Rapporto Svimez: il lavoro tra “precarietà persistente” e salari reali erosi dall’inflazione

“Più precari e più a lungo”: così la Svimez sintetizza la situazione dei rapporti di lavoro nel nostro Paese ma soprattutto nelle regioni meridionali. In Italia – afferma il Rapporto 2022 presentato oggi a Roma – la quota di lavoratori che da almeno 5 anni sono impegnati in impieghi a termine si è attestata al 17,5% sul totale di chi non ha un’occupazione stabile. Ma la “precarietà persistente” non è diffusa in modo omogeneo: al Sud coinvolge quasi un lavoratore su quattro (23,8%), 11 punti percentuali in più del Nord e 7 rispetto al Centro. Nel 2020 (anno a cui risalgono gli ultimi dati disponibili) gli occupati precari che a distanza di un anno trovavano un lavoro stabile erano il 15,8% nel Mezzogiorno a fronte di una media nazionale del 22,4%. Intanto, osserva ancora la Svimez, “l’inflazione rimane al di sopra della crescita salariale negoziata per il 2022, continuando a erodere i salari nel corso dell’anno”. Tra il 2008 e il 2021 le retribuzioni lorde sono diminuite in termini reali di circa 9 punti nelle regioni meridionali e di 3 in quelle settentrionali.
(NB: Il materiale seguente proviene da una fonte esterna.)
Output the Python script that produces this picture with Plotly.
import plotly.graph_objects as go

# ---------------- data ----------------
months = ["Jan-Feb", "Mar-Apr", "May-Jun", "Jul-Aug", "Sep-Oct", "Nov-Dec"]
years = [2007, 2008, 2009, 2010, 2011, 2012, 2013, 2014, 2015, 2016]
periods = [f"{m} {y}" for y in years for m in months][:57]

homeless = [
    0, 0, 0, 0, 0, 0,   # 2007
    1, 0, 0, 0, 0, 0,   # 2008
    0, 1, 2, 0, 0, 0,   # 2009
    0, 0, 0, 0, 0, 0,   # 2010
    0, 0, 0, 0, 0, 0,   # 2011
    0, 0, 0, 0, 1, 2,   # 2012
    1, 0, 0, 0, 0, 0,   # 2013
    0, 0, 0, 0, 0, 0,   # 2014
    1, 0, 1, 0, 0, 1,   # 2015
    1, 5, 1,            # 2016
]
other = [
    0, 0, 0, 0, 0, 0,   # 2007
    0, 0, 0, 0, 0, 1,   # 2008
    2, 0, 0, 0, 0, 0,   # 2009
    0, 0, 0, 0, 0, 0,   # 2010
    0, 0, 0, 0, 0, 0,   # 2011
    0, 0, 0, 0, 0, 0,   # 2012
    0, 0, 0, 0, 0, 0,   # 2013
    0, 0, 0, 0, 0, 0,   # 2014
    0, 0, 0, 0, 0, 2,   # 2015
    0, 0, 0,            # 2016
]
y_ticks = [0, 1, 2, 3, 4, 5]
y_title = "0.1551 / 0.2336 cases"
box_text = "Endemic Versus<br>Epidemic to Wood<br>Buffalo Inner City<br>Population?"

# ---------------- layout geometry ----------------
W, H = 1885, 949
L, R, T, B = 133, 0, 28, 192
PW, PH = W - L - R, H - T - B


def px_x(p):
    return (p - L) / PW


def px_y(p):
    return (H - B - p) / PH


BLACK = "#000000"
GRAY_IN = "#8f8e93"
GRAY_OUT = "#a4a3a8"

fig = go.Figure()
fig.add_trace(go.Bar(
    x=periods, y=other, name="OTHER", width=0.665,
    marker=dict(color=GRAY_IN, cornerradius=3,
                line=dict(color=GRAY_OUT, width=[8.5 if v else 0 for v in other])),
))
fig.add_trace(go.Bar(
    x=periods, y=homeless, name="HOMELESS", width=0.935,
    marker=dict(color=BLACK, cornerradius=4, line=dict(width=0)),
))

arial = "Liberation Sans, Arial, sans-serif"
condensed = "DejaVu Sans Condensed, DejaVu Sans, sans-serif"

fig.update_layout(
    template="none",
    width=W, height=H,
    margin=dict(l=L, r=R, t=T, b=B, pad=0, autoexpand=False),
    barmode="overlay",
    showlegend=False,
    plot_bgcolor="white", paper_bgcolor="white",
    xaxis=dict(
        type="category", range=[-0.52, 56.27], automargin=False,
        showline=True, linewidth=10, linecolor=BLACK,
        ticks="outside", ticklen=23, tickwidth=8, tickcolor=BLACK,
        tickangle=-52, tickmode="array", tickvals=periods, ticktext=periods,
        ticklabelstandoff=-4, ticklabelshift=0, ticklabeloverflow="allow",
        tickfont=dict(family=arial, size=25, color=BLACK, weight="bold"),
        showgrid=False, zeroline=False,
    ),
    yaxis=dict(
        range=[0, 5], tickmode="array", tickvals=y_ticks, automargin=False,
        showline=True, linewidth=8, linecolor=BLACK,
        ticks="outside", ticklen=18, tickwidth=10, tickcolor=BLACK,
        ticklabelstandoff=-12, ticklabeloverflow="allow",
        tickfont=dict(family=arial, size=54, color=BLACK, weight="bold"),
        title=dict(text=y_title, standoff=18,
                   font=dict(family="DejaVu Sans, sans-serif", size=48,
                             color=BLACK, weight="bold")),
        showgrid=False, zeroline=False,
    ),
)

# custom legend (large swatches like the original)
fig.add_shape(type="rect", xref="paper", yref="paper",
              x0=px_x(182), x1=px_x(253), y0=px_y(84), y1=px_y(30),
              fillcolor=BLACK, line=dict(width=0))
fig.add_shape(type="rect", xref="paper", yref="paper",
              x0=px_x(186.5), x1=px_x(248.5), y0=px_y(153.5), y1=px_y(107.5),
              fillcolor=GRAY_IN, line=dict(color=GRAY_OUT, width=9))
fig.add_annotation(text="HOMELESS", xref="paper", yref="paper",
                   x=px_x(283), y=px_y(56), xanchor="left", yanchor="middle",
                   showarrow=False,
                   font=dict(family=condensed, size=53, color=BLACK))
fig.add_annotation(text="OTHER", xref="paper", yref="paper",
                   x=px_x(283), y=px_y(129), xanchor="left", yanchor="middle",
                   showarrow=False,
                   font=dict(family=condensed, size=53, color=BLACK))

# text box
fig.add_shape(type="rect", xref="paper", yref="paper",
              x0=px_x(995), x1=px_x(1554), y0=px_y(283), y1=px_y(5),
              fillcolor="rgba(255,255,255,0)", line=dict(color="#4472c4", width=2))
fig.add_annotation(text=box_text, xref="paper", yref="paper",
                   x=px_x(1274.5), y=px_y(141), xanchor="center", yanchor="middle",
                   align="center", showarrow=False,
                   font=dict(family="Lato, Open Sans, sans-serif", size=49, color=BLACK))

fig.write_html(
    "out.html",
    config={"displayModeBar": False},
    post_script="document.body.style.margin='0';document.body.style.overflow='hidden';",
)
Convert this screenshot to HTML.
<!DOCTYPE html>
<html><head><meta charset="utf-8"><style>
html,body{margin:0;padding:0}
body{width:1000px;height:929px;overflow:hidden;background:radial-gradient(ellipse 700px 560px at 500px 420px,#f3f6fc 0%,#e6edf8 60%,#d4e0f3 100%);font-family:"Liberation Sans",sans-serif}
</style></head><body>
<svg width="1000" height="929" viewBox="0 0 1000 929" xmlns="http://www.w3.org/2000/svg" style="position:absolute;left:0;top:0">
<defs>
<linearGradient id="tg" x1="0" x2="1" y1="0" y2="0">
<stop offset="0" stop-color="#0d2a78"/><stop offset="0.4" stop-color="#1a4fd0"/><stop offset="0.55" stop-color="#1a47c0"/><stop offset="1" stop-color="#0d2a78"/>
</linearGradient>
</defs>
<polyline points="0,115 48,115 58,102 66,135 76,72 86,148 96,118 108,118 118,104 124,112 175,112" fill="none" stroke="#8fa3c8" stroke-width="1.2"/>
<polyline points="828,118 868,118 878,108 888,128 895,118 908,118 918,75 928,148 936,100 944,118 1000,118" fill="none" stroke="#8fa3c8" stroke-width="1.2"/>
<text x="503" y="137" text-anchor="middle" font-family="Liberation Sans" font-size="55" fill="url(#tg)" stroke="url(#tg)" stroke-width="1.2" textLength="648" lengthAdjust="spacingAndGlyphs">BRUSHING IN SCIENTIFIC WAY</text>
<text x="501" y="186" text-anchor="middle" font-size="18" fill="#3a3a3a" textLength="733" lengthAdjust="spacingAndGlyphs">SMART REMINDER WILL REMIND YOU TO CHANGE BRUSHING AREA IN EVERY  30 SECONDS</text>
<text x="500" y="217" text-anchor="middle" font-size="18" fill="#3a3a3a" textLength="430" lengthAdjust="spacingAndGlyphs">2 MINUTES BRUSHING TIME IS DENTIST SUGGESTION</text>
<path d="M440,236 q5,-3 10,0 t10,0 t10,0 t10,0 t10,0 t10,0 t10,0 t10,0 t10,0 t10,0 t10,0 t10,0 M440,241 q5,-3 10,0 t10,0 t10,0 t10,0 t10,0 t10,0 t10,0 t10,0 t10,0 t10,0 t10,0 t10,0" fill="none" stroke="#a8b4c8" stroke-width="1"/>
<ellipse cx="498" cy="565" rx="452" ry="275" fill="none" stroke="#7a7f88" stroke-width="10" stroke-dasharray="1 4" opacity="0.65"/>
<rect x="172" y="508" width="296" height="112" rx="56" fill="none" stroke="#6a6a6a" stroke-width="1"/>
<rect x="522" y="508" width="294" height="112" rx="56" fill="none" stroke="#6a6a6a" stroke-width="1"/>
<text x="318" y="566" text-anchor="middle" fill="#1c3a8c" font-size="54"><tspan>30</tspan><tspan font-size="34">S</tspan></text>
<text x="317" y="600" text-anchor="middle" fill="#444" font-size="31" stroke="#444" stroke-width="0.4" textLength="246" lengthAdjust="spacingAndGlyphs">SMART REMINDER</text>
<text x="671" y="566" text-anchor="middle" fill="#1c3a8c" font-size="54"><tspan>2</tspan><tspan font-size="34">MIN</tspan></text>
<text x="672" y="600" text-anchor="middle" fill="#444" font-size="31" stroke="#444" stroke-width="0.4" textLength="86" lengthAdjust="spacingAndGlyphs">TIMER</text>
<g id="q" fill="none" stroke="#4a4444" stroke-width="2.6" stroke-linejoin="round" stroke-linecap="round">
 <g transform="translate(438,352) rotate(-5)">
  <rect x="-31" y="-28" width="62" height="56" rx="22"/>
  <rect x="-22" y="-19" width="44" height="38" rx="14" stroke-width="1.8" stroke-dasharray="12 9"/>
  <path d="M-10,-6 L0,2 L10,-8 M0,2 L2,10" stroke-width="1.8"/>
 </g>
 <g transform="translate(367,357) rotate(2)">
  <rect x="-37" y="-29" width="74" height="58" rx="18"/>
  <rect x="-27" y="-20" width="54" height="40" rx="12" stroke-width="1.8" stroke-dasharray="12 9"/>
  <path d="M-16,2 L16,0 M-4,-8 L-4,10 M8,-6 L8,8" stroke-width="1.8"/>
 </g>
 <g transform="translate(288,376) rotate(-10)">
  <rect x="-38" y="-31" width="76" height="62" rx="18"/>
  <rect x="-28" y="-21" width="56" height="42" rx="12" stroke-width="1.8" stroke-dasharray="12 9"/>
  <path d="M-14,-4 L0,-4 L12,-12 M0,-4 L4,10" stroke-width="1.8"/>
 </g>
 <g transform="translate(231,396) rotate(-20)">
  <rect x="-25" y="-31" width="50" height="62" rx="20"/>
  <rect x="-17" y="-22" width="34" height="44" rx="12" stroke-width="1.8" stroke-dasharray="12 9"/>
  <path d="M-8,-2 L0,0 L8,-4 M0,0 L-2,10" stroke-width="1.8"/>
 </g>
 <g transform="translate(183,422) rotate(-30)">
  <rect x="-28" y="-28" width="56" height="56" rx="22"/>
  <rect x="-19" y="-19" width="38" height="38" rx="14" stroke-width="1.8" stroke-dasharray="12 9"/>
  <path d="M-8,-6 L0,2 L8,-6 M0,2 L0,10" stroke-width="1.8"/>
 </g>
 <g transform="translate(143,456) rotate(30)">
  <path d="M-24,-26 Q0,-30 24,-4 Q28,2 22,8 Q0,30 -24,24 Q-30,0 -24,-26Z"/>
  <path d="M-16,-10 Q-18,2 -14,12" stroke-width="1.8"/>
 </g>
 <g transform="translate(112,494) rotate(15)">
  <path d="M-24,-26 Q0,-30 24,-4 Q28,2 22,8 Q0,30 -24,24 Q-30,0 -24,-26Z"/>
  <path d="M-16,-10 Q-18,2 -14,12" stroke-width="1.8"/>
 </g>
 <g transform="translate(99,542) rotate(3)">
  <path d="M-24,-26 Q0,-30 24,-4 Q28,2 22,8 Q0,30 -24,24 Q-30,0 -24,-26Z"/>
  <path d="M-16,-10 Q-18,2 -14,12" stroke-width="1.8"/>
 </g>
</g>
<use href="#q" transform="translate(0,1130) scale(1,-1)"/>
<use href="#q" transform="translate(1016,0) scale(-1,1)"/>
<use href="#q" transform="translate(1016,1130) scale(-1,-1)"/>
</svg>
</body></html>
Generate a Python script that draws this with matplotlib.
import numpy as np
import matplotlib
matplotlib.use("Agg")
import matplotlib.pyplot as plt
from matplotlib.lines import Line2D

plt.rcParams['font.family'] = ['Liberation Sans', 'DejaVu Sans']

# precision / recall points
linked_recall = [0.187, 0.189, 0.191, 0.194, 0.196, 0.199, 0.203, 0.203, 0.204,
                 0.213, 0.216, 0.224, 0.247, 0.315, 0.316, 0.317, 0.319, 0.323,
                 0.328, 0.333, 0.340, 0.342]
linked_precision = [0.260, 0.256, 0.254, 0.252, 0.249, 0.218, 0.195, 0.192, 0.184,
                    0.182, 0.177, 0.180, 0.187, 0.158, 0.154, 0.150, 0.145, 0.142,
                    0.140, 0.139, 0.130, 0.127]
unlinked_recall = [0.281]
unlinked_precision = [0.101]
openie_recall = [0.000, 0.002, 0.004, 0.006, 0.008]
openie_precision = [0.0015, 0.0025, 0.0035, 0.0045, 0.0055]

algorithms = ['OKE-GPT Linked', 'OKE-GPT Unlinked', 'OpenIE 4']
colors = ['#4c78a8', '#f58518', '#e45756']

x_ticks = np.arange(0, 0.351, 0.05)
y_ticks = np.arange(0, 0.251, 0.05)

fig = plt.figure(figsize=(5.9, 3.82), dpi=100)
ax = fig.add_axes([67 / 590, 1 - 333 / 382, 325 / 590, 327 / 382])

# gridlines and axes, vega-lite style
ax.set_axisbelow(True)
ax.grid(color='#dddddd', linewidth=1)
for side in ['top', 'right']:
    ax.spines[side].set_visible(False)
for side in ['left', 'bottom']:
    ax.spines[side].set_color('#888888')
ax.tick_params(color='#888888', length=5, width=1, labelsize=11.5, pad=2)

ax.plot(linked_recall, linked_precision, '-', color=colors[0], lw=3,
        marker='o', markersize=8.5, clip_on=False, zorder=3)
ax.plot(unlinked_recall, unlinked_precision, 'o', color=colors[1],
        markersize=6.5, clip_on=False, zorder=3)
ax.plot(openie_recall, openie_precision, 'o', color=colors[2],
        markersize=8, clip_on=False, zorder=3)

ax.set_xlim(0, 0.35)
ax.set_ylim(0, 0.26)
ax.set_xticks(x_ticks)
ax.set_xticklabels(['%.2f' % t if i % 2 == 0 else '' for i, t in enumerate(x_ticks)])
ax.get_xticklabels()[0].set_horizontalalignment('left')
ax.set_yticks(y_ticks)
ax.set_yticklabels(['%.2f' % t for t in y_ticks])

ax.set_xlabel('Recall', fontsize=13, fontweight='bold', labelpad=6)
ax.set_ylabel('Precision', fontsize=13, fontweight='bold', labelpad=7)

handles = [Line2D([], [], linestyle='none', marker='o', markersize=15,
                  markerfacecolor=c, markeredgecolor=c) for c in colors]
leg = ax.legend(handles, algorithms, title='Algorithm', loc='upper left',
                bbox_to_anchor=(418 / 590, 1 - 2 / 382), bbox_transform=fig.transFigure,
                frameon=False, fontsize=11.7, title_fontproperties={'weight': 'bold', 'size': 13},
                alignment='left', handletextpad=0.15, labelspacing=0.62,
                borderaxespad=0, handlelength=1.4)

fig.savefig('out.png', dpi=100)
E continua ad allargarsi il fenomeno del “lavoro povero”. Nel 2021 gli occupati dipendenti extragricoli privati con retribuzione inferiore a 10.700 euro erano 3,2 milioni, di cui 2,1 al Centro-Nord e 1,1 milioni al Sud. Ma mentre nel primo caso il fenomeno riguarda il 18% degli occupati, nel secondo ben il 34,3%. Nelle regioni meridionali, insomma, oltre un occupato su tre ha un lavoro con bassissima retribuzione.